HAND ON THE HEART, TANK TOWARD THE KINDERGARTEN
- angelogeorge988
- Apr 14
- 3 min read
Putin is a monster—but not just any monster. If he were a character in a fairy tale, even the most fearsome dragons would cast him aside. He does not seek peace unless it comes wrapped in a tank, accompanied by clear instructions: pull the trigger first, talk later. What he wants is all of Ukraine—served whole, with pickles on the side, and perhaps a garnish of global fear. Empathy? A foreign word, likely listed under “ideological enemies” in his personal dictionary. Children, the elderly, ordinary people defending their homeland? Merely logistical obstacles at best—unforeseen delays in the march toward imperial glory. If he could bulldoze through them—literally—he’d complain only that the blade dulled too quickly. In his mind, maps are playground sketches and borders are suggestions, awaiting correction by missile.
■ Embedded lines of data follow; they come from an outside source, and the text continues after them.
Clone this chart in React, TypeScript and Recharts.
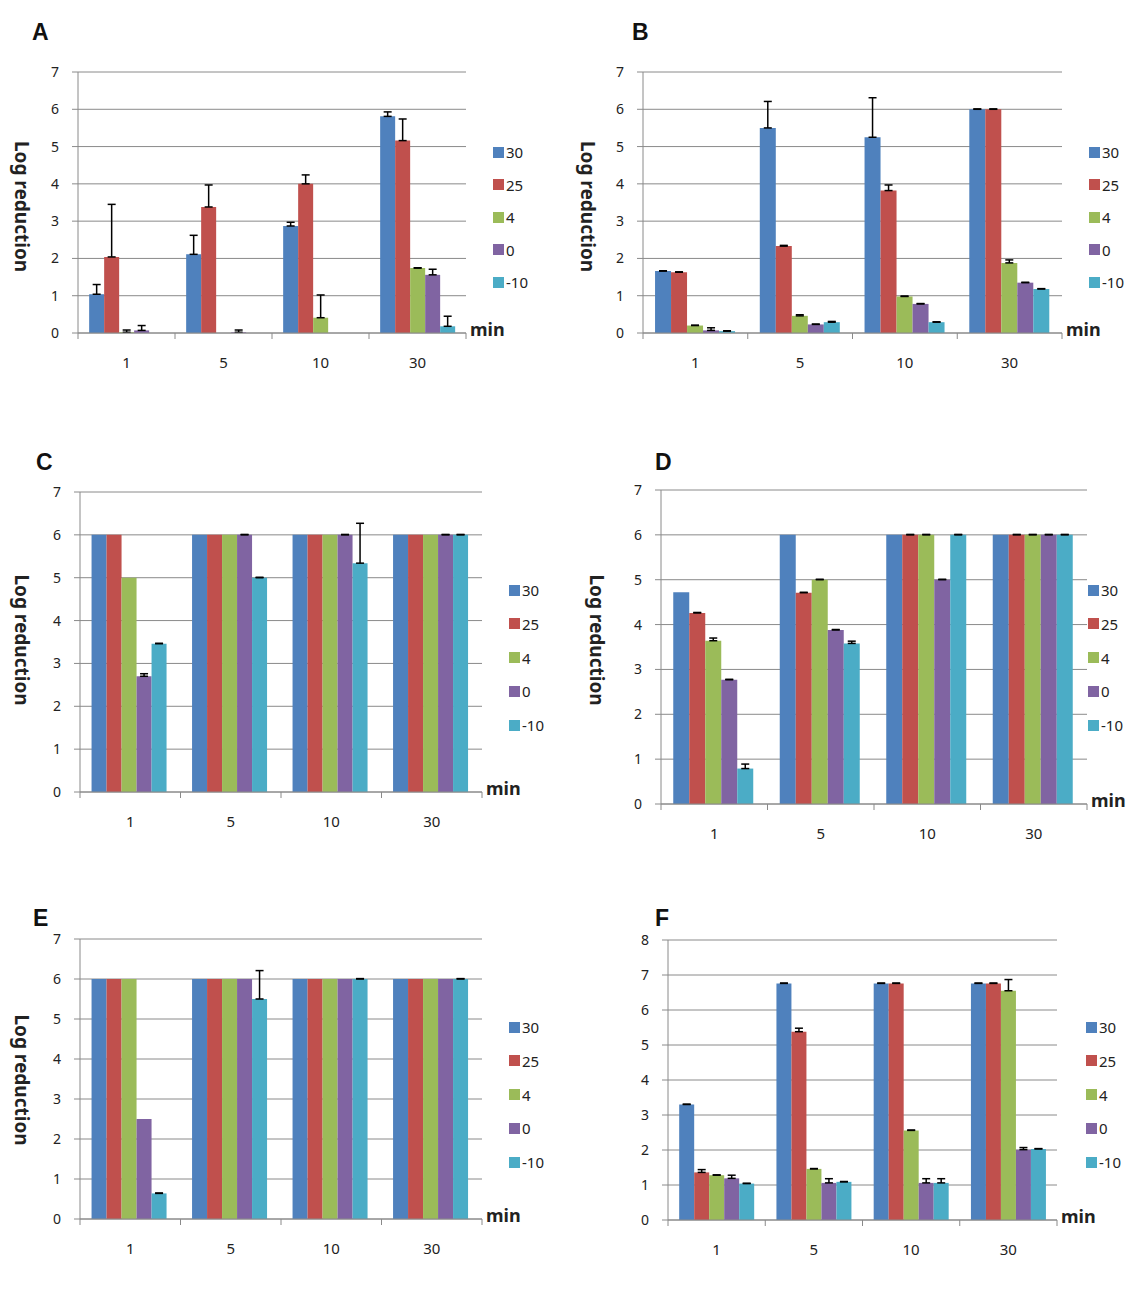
import { BarChart, Bar, XAxis, YAxis, CartesianGrid, ErrorBar, Legend, Label } from 'recharts'

const minutes = ['1', '5', '10', '30']
const temps = ['30', '25', '4', '0', '-10']
const colors = ['#4F81BD', '#C0504D', '#9BBB59', '#8064A2', '#4BACC6']

// rows = temperature (30, 25, 4, 0, -10), cols = minutes (1, 5, 10, 30)
const aMean = [
  [1.04, 2.11, 2.87, 5.81],
  [2.04, 3.38, 4.0, 5.16],
  [0.02, 0, 0.41, 1.74],
  [0.07, 0.02, 0, 1.56],
  [0, 0, 0, 0.18],
]
const aErr = [
  [0.26, 0.51, 0.1, 0.12],
  [1.41, 0.59, 0.24, 0.58],
  [0.06, 0, 0.61, 0.01],
  [0.13, 0.06, 0, 0.15],
  [0, 0, 0, 0.27],
]

const bMean = [
  [1.66, 5.5, 5.25, 6.0],
  [1.63, 2.33, 3.82, 6.0],
  [0.2, 0.46, 0.98, 1.88],
  [0.07, 0.23, 0.78, 1.35],
  [0.05, 0.29, 0.29, 1.18],
]
const bErr = [
  [0.01, 0.71, 1.06, 0.01],
  [0.01, 0.02, 0.15, 0.01],
  [0.01, 0.03, 0.01, 0.08],
  [0.07, 0.01, 0.01, 0.01],
  [0.01, 0.02, 0.01, 0.01],
]

const cMean = [
  [6, 6, 6, 6],
  [6, 6, 6, 6],
  [5.0, 6, 6, 6],
  [2.7, 6, 6, 6],
  [3.46, 5.0, 5.34, 6],
]
const cErr = [
  [0, 0, 0, 0],
  [0, 0, 0, 0],
  [0, 0, 0, 0],
  [0.06, 0.01, 0.01, 0.01],
  [0.01, 0.01, 0.93, 0.01],
]

const dMean = [
  [4.72, 6, 6, 6],
  [4.26, 4.71, 6, 6],
  [3.64, 5.0, 6, 6],
  [2.77, 3.88, 5.0, 6],
  [0.79, 3.58, 6, 6],
]
const dErr = [
  [0, 0, 0, 0],
  [0.01, 0.01, 0.01, 0.01],
  [0.06, 0.01, 0.01, 0.01],
  [0.01, 0.01, 0.01, 0.01],
  [0.1, 0.05, 0.01, 0.01],
]

const eMean = [
  [6, 6, 6, 6],
  [6, 6, 6, 6],
  [6, 6, 6, 6],
  [2.5, 6, 6, 6],
  [0.64, 5.5, 6, 6],
]
const eErr = [
  [0, 0, 0, 0],
  [0, 0, 0, 0],
  [0, 0, 0, 0],
  [0, 0, 0, 0],
  [0.01, 0.71, 0.01, 0.01],
]

const fMean = [
  [3.3, 6.76, 6.76, 6.76],
  [1.36, 5.38, 6.76, 6.76],
  [1.28, 1.46, 2.56, 6.55],
  [1.19, 1.06, 1.06, 2.01],
  [1.04, 1.09, 1.06, 2.03],
]
const fErr = [
  [0.01, 0.01, 0.01, 0.01],
  [0.08, 0.1, 0.01, 0.01],
  [0.01, 0.01, 0.01, 0.32],
  [0.09, 0.12, 0.12, 0.06],
  [0.01, 0.01, 0.12, 0.01],
]

const GRID = '#8A8A8A'
const TEXT = '#222'
const AXIS_W = 90
const TICK_GAP = 24

function buildRows(mean: number[][], err: number[][]) {
  return minutes.map((m, i) => {
    const row: Record<string, unknown> = { minute: m }
    temps.forEach((_, s) => {
      row[`v${s}`] = mean[s][i]
      // one-sided (plus) error bars like the original
      row[`e${s}`] = err[s][i] > 0 ? [0, err[s][i]] : null
    })
    return row
  })
}

interface PanelCfg {
  title: string
  titleX: number
  titleY: number
  mean: number[][]
  err: number[][]
  x0: number
  yTop: number
  y0: number
  x1: number
  max: number
  legX: number
  legY: number
  legStep: number
  yLab?: { dx: number; dy: number }
}

const panels: PanelCfg[] = [
  { title: 'A', titleX: 32, titleY: 40, mean: aMean, err: aErr, x0: 78, yTop: 72, y0: 333, x1: 466, max: 7, legX: 493, legY: 152, legStep: 32.5, yLab: { dx: 34, dy: 4 } },
  { title: 'B', titleX: 632, titleY: 40, mean: bMean, err: bErr, x0: 643, yTop: 72, y0: 333, x1: 1062, max: 7, legX: 1089, legY: 152, legStep: 32.5, yLab: { dx: 35, dy: 4 } },
  { title: 'C', titleX: 36, titleY: 470, mean: cMean, err: cErr, x0: 80, yTop: 492, y0: 792, x1: 482, max: 7, legX: 509, legY: 590, legStep: 33.75, yLab: { dx: 32, dy: -2 } },
  { title: 'D', titleX: 655, titleY: 470, mean: dMean, err: dErr, x0: 661, yTop: 490, y0: 804, x1: 1087, max: 7, legX: 1088, legY: 590, legStep: 33.75, yLab: { dx: 26, dy: -7 } },
  { title: 'E', titleX: 33, titleY: 926, mean: eMean, err: eErr, x0: 80, yTop: 939, y0: 1219, x1: 482, max: 7, legX: 509, legY: 1027, legStep: 33.75, yLab: { dx: 32, dy: 1 } },
  { title: 'F', titleX: 655, titleY: 926, mean: fMean, err: fErr, x0: 668, yTop: 940, y0: 1220, x1: 1057, max: 8, legX: 1086, legY: 1027, legStep: 33.75 },
]

// category label plus Excel-style tick marks on the category boundaries
function CatTick(props: any) {
  const { x, y, payload, index, band } = props
  const axisY = y - TICK_GAP
  const edges = [x - band / 2]
  if (index === minutes.length - 1) edges.push(x + band / 2)
  return (
    <g>
      {edges.map((ex) => (
        <line key={ex} x1={ex} x2={ex} y1={axisY} y2={axisY + 6} stroke={GRID} />
      ))}
      <text x={x} y={y} dy="0.71em" textAnchor="middle" style={{ fontSize: 15, fill: TEXT }}>
        {payload.value}
      </text>
    </g>
  )
}

function Panel({ p }: { p: PanelCfg }) {
  const left = p.x0 - AXIS_W
  const top = p.yTop - 12
  const width = p.x1 + 80 - left
  const height = p.y0 + 50 - top
  const rows = buildRows(p.mean, p.err)
  const ticks = Array.from({ length: p.max + 1 }, (_, i) => i)
  const step = p.legStep
  const band = (p.x1 - p.x0) / minutes.length

  return (
    <div style={{ position: 'absolute', left, top }}>
      <BarChart
        width={width}
        height={height}
        data={rows}
        margin={{ top: 12, right: 80, bottom: 15, left: 0 }}
        barCategoryGap="11.5%"
        barGap={0}
      >
        <CartesianGrid vertical={false} stroke={GRID} />
        <XAxis
          dataKey="minute"
          tickLine={false}
          tickSize={0}
          tickMargin={TICK_GAP}
          axisLine={{ stroke: GRID }}
          height={35}
          interval={0}
          tick={<CatTick band={band} />}
        >
          <Label
            content={(props: any) => {
              const vb = props.viewBox || { x: 0, y: 0, width: 0 }
              return (
                <text
                  x={vb.x + vb.width + 4}
                  y={vb.y - 4}
                  dominantBaseline="central"
                  style={{ fontSize: 18, fontWeight: 'bold', fill: TEXT }}
                >
                  min
                </text>
              )
            }}
          />
        </XAxis>
        <YAxis
          domain={[0, p.max]}
          ticks={ticks}
          interval={0}
          width={AXIS_W}
          tickSize={6}
          tickMargin={13}
          axisLine={{ stroke: GRID }}
          tickLine={{ stroke: GRID }}
          tick={{ fontSize: 14, fill: TEXT }}
          allowDataOverflow
        >
          {p.yLab && (
            <Label
              content={(props: any) => {
                const vb = props.viewBox || { x: 0, y: 0, height: 0 }
                const cx = vb.x + p.yLab!.dx
                const cy = vb.y + vb.height / 2 + p.yLab!.dy
                return (
                  <text
                    x={cx}
                    y={cy}
                    transform={`rotate(90 ${cx} ${cy})`}
                    textAnchor="middle"
                    dominantBaseline="central"
                    style={{ fontSize: 19, fontWeight: 'bold', fill: TEXT }}
                  >
                    Log reduction
                  </text>
                )
              }}
            />
          )}
        </YAxis>
        <Legend
          layout="vertical"
          align="center"
          verticalAlign="middle"
          wrapperStyle={{ left: p.legX - left, top: p.legY - step / 2 - top, width: 60 }}
          content={({ payload }: any) => {
            const items = [...(payload || [])].sort(
              (a: any, b: any) => temps.indexOf(a.value) - temps.indexOf(b.value),
            )
            return (
              <div>
                {items.map((it: any) => (
                  <div key={it.value} style={{ height: step, display: 'flex', alignItems: 'center', fontSize: 15, color: TEXT }}>
                    <span style={{ width: 11, height: 11, background: it.color, marginRight: 2, display: 'inline-block' }} />
                    <span>{it.value}</span>
                  </div>
                ))}
              </div>
            )
          }}
        />
        {temps.map((t, s) => (
          <Bar key={t} dataKey={`v${s}`} name={t} fill={colors[s]} isAnimationActive={false}>
            <ErrorBar dataKey={`e${s}`} direction="y" width={4} stroke="#000" strokeWidth={1.5} />
          </Bar>
        ))}
      </BarChart>
    </div>
  )
}

export default function App() {
  return (
    <div
      style={{
        position: 'absolute',
        left: 0,
        top: 0,
        width: 1135,
        height: 1292,
        background: '#fff',
        fontFamily: '"Noto Sans", "DejaVu Sans", sans-serif',
      }}
    >
      {panels.map((p) => (
        <div key={p.title}>
          <div
            style={{
              position: 'absolute',
              left: p.titleX,
              top: p.titleY - 19,
              fontFamily: '"Liberation Sans", Arial, sans-serif',
              fontWeight: 'bold',
              fontSize: 23,
              lineHeight: '23px',
              color: '#111',
            }}
          >
            {p.title}
          </div>
          <Panel p={p} />
        </div>
      ))}
    </div>
  )
}
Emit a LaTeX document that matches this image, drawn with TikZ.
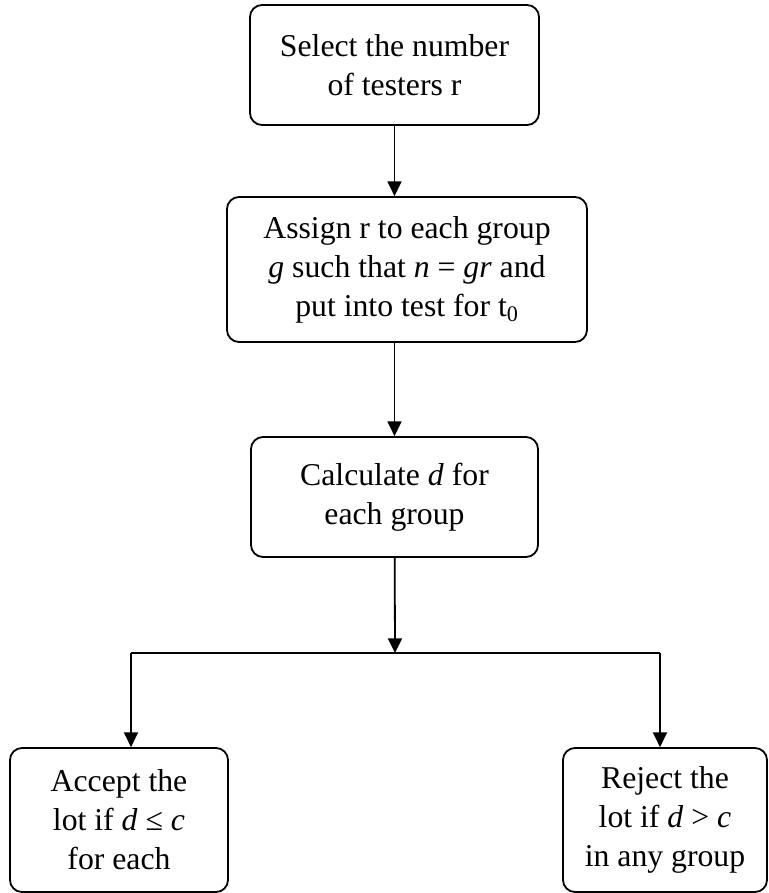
\documentclass[tikz,border=0pt]{standalone}
\usepackage{fontspec}
\setmainfont{Liberation Serif}
\usetikzlibrary{arrows.meta}

\begin{document}
\begin{tikzpicture}[x=0.75pt, y=-0.75pt, line width=1.35pt,
  box/.style={draw, rounded corners=9pt, align=center, inner sep=0pt,
    font=\fontsize{23.8}{29.3}\selectfont},
  arr/.style={-{Triangle[width=10.5pt, length=11pt]}}]
  \useasboundingbox (0,0) rectangle (768,893);
  \node[box, minimum width=216.75pt, minimum height=90pt] (b1) at (394.5,65)
    {Select the number\\of testers r};
  \node[box, minimum width=270pt, minimum height=108.75pt] (b2) at (407,269.5)
    {Assign r to each group\\\textit{g} such that \textit{n} = \textit{gr} and\\put into test for t\textsubscript{0}};
  \node[box, minimum width=215.25pt, minimum height=90pt] (b3) at (394.5,497)
    {Calculate \textit{d} for\\each group};
  \node[box, minimum width=163.5pt, minimum height=108pt] (b4) at (119,820)
    {Accept the\\lot if \textit{d} ≤ \textit{c}\\for each};
  \node[box, minimum width=153pt, minimum height=108pt] (b5) at (665,820)
    {Reject the\\lot if \textit{d} > \textit{c}\\in any group};
  \coordinate (j) at (395,653);
  \coordinate (jl) at (131,653);
  \coordinate (jr) at (660,653);
  \draw[arr] (b1) -- (b1 |- b2.north);
  \draw[arr] (b2.south -| b3) -- (b3);
  \draw[arr] (b3) -- (j);
  \draw (jl) -- (jr);
  \draw[arr] (jl) -- (jl |- b4.north);
  \draw[arr] (jr) -- (jr |- b5.north);
\end{tikzpicture}
\end{document}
And when it comes to “peace negotiations,” he seems to mistake them for commercial breaks between bombardments. The ultimate irony? He sees himself as the savior of the Russian world, yet the only thing he appears to rescue is his own reflection each morning—whispering, “They all love me. Don’t they?” You want to laugh, but the laugh sticks bitterly in your throat. Every time “peace talks” are mentioned, Putin hears “temporary license to reload.” The ink is barely dry on a diplomatic communiqué when another city is shelled—an indulgence, a dessert after a “strategic conversation.” Civilians dying? Unfortunate, but irrelevant. Human lives are for him like pieces from a cheap chessboard—sacrificable, propagandistic, disposable in his grand design to restore empire.

I can’t shake the grotesque, almost surreal image of the U.S. president’s special envoy—one Steven Witkoff, a name that until recently belonged more to a luxury real estate brochure than a world-in-flames emissary of peace. He approaches Putin and, like a poorly directed film, places his hand on his heart—a gesture meant to appear solemn, but which instead resembles a pathetic bow before a dictator with blood under his fingernails. An involuntary tribute to death. Then, the farcical climax: the handshake. Warm, firm, elegant. A hand extended to a man who, at the same moment, presses the trigger of history like a bored child tapping a joystick. Behind that diplomatic theatre, children die beneath rubble, mothers clutch their babies in freezing bunkers, fathers never return from the improvised frontlines of survival. And I ask, without hope of an answer anytime soon: how many more must die? Donald Trump, with his unmistakable style of negotiation—convinced that every problem yields to flattery and a crushing handshake—may genuinely wish for peace. But he’s dealing with a man who confuses diplomacy with a sadistic military exercise. Trump imagines himself a Nixon in Moscow, yet instead of vodka and toasts, he’s met with drones and missile fire. And so the inevitable looms: unless he soon removes the velvet glove—or at least delivers a diplomatic slap in the form of serious sanctions—he risks becoming a willing extra in the dark pageant of a serial killer. At some point, passivity ceases to be a strategy. It becomes complicity with genocide. Perhaps at the next “peace negotiation,” Putin will arrive with a new map—Ukraine already erased. Smiling, with a finger poised above a button. How many cities must be flattened, how many children pulled from rubble with bare hands, before Trump understands: you do not negotiate with madness. You do not stroke the beast and hope it purrs. Sooner or later, he must abandon the absurd dance between neutrality and cowardice, and show what he always promises to possess: strength. Otherwise, history will not remember him as the peacemaker who tamed a tyrant, but as the man who offered a polite handshake while Europe bled.

Just like in Gaza, where each day brings a new list of dead children, and “political actors” perform long, exhausting, absurd plays on the stage of negotiation. While they debate resolutions, amendments, and diplomatic subtexts, mothers search through rubble for their children. Only the weeping can still be heard—rational voices drowned by the thunder of rockets. This must stop. Not tomorrow. Not after another round of sterile talks. Now. No compromises. No hesitation wrapped in bureaucratic language. First, the children—saved, fed, sent to school. Let them learn poetry, not missile trajectories. Let them love, not hate. Let them simply be what they are: children. Only then—only then—may the adults, those architects of destruction and tie-clad ministers of death, be allowed to talk. In silence, if possible. Or with headphones, in soundproof rooms—far from schools, hospitals, and marketplaces. But always peacefully. Otherwise, we descend—without remorse—into a world where common sense is an urban legend and the law of the jungle returns in a tuxedo with simultaneous translation. There will be no order, no civilization—only a battlefield planet where children no longer grow. They fall. And instead of building the future, we will watch ourselves bury it.